Requirements:
Leave out every picture. Copy exactly the lines from the one holding "Reproduce this diagram with TikZ." through the one holding "(8,-13) rectangle (1046,-953);".

Material shown:
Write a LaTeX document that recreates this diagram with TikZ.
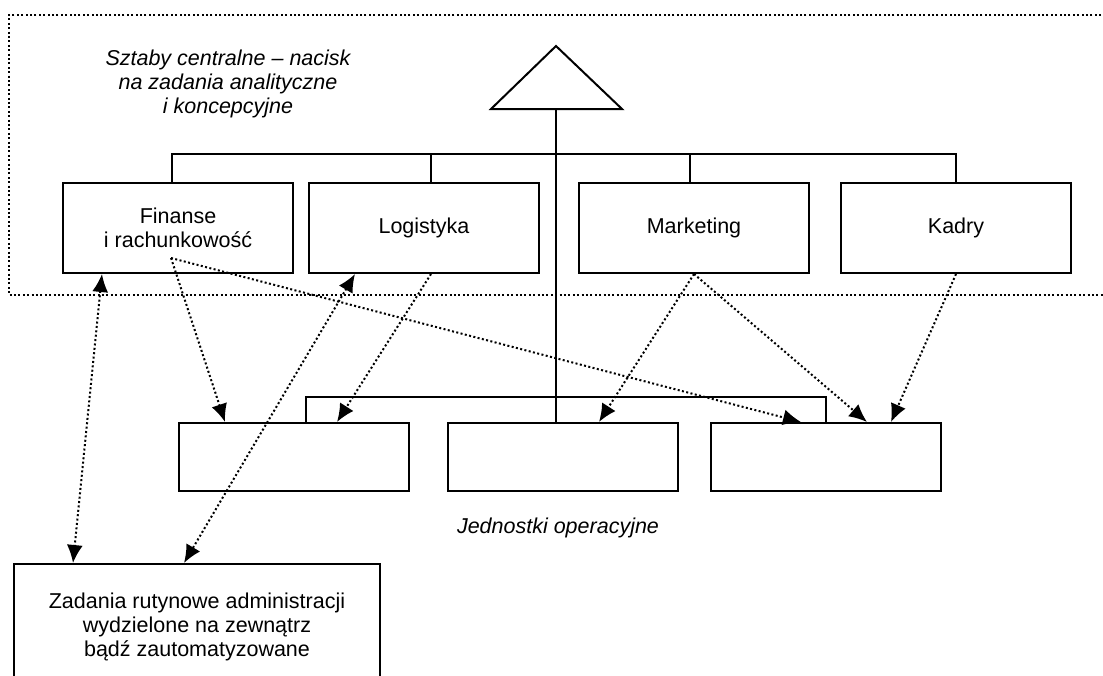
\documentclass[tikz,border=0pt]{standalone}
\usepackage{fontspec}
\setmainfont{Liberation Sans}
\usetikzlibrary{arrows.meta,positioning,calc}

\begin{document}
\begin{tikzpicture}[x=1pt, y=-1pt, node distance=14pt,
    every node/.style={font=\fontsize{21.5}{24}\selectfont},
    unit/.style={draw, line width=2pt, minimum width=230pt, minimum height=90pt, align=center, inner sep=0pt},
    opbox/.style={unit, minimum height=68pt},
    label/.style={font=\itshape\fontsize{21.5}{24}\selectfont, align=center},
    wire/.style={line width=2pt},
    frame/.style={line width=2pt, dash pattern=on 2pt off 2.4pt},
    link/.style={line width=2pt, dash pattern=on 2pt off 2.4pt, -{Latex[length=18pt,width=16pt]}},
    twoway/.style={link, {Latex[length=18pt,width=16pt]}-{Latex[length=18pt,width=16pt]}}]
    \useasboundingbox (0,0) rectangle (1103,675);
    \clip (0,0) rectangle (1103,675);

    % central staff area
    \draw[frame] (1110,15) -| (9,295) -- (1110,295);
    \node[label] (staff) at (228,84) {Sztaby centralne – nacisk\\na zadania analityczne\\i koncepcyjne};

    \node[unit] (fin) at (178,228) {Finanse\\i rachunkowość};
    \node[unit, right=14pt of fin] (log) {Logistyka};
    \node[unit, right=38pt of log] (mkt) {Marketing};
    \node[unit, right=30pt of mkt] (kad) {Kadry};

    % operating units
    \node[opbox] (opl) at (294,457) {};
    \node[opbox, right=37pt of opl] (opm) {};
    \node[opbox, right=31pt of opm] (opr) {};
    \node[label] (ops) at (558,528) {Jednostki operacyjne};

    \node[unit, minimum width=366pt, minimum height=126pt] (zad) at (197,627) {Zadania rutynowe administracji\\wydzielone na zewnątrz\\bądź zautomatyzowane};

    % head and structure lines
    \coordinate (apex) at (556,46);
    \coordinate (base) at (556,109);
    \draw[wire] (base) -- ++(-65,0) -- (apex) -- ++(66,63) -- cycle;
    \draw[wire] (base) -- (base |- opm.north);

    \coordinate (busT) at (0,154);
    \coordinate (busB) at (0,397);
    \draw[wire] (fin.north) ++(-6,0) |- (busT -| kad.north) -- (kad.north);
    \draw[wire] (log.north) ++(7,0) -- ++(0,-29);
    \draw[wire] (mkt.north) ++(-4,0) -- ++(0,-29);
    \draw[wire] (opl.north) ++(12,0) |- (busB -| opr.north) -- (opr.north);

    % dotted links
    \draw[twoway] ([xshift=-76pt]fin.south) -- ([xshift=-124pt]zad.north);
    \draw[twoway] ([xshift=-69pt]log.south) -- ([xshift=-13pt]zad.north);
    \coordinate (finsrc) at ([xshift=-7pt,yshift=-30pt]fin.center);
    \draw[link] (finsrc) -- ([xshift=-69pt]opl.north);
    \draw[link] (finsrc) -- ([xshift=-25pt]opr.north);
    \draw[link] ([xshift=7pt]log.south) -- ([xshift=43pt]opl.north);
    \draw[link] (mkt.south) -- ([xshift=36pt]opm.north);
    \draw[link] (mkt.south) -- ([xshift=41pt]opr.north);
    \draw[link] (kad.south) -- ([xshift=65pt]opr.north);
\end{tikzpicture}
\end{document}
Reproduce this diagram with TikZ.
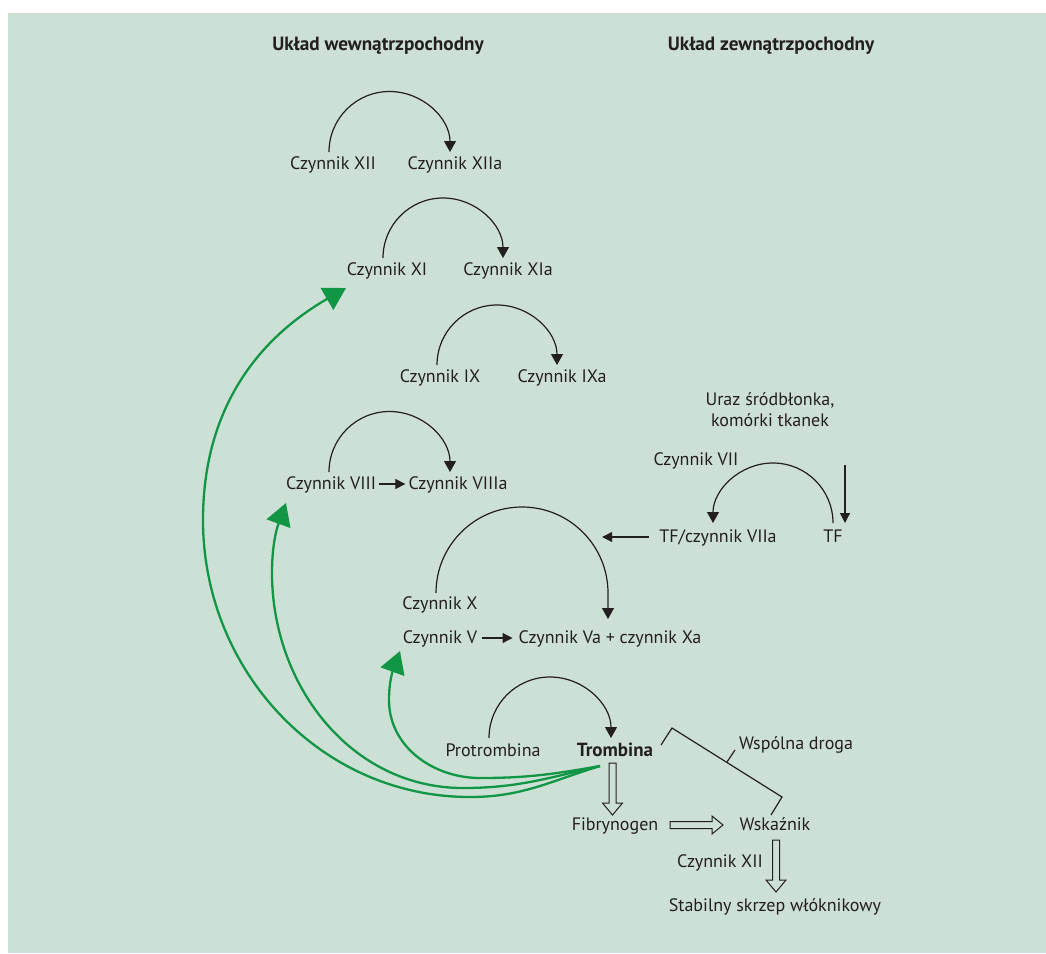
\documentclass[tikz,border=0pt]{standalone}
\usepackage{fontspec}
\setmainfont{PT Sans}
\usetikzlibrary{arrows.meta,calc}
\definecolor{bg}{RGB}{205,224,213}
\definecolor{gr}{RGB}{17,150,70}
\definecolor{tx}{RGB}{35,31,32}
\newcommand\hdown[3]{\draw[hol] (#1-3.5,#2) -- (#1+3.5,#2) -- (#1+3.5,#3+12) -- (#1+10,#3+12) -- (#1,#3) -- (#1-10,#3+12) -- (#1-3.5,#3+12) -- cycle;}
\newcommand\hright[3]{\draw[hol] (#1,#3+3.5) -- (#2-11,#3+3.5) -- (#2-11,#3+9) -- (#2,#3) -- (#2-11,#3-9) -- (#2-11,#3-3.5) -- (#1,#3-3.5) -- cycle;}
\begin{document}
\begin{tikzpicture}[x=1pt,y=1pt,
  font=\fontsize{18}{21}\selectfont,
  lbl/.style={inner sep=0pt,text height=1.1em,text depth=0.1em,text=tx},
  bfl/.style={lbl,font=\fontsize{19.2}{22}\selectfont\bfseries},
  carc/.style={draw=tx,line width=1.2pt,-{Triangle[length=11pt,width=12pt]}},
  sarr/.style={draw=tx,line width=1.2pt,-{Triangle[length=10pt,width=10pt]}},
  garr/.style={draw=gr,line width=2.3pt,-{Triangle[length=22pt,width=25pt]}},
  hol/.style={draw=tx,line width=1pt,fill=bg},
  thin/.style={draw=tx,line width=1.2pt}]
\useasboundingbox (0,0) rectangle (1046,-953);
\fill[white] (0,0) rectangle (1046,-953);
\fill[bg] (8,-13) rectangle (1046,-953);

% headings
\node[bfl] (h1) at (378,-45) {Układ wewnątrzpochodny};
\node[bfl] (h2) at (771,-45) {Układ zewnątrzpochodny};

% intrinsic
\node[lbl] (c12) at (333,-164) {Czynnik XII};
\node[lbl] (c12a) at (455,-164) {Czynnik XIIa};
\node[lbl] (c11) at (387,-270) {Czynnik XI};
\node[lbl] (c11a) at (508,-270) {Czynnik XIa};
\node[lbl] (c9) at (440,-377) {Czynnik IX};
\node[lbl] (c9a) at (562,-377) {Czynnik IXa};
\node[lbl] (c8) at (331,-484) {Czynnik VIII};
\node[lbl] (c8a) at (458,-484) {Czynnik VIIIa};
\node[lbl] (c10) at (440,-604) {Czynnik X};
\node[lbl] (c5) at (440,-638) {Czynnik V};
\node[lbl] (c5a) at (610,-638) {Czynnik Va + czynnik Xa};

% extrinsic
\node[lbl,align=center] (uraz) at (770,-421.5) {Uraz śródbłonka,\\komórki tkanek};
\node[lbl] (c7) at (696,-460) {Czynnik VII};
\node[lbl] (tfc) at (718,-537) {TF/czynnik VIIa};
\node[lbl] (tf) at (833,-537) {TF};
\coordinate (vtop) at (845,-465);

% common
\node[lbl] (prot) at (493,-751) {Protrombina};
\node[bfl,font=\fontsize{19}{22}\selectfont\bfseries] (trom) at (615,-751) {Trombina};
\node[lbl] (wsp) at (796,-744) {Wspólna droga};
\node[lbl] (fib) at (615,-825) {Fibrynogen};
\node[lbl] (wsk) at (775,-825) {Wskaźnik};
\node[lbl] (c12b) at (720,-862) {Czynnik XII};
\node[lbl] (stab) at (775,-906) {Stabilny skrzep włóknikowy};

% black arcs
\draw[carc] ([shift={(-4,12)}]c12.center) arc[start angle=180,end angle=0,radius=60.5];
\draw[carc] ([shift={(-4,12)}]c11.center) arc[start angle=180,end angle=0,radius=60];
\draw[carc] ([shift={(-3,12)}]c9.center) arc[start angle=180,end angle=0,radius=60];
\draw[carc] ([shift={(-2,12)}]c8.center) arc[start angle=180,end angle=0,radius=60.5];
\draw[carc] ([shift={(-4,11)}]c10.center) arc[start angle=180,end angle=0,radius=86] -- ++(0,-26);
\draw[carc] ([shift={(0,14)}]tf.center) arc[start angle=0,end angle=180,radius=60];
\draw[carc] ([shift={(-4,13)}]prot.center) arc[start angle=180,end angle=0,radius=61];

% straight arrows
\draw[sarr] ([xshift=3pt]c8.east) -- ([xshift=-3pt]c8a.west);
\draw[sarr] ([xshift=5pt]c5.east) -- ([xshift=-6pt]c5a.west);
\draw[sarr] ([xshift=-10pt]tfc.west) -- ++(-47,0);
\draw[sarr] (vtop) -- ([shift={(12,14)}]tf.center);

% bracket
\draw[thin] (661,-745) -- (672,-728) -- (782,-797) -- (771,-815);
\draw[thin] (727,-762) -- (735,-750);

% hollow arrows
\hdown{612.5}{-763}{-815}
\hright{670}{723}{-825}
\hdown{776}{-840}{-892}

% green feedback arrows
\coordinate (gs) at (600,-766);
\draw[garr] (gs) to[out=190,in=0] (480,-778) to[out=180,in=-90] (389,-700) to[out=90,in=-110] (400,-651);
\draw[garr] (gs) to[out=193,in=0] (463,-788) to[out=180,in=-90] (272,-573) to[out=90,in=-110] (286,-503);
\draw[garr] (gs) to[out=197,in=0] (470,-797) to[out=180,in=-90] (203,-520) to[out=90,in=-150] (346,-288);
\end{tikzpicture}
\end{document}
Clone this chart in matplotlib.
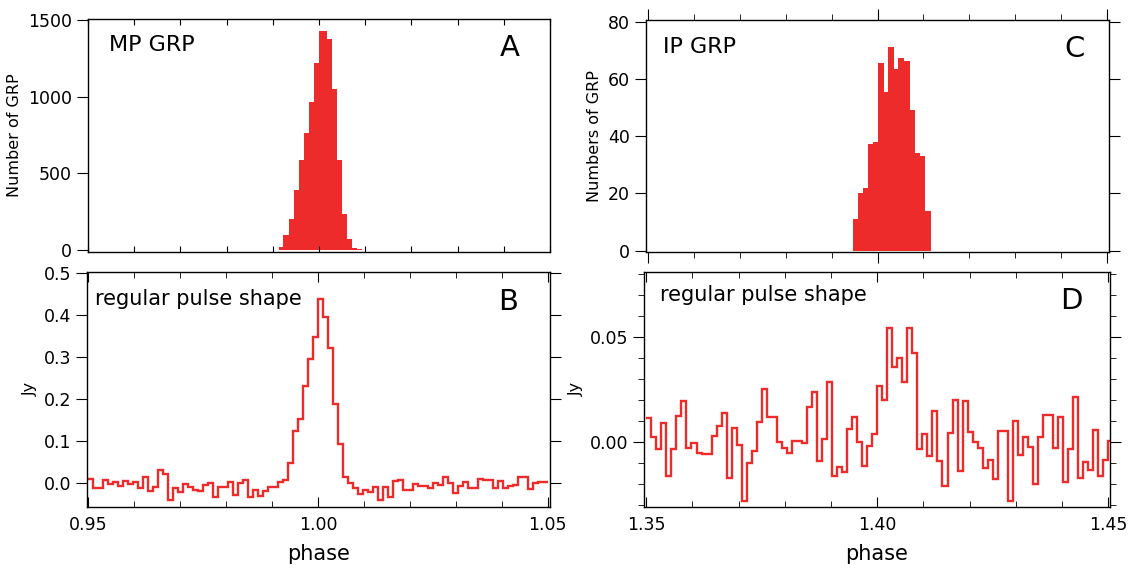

The reply:
Reproduce this diagram with TikZ.
\documentclass[tikz,border=0pt]{standalone}
\usepackage{fontspec}
\setmainfont{PT Sans}
\usetikzlibrary{arrows.meta,calc}
\definecolor{bg}{RGB}{205,224,213}
\definecolor{gr}{RGB}{17,150,70}
\definecolor{tx}{RGB}{35,31,32}
\newcommand\hdown[3]{\draw[hol] (#1-3.5,#2) -- (#1+3.5,#2) -- (#1+3.5,#3+12) -- (#1+10,#3+12) -- (#1,#3) -- (#1-10,#3+12) -- (#1-3.5,#3+12) -- cycle;}
\newcommand\hright[3]{\draw[hol] (#1,#3+3.5) -- (#2-11,#3+3.5) -- (#2-11,#3+9) -- (#2,#3) -- (#2-11,#3-9) -- (#2-11,#3-3.5) -- (#1,#3-3.5) -- cycle;}
\begin{document}
\begin{tikzpicture}[x=1pt,y=1pt,
  font=\fontsize{18}{21}\selectfont,
  lbl/.style={inner sep=0pt,text height=1.1em,text depth=0.1em,text=tx},
  bfl/.style={lbl,font=\fontsize{19.2}{22}\selectfont\bfseries},
  carc/.style={draw=tx,line width=1.2pt,-{Triangle[length=11pt,width=12pt]}},
  sarr/.style={draw=tx,line width=1.2pt,-{Triangle[length=10pt,width=10pt]}},
  garr/.style={draw=gr,line width=2.3pt,-{Triangle[length=22pt,width=25pt]}},
  hol/.style={draw=tx,line width=1pt,fill=bg},
  thin/.style={draw=tx,line width=1.2pt}]
\useasboundingbox (0,0) rectangle (1046,-953);
\fill[white] (0,0) rectangle (1046,-953);
\fill[bg] (8,-13) rectangle (1046,-953);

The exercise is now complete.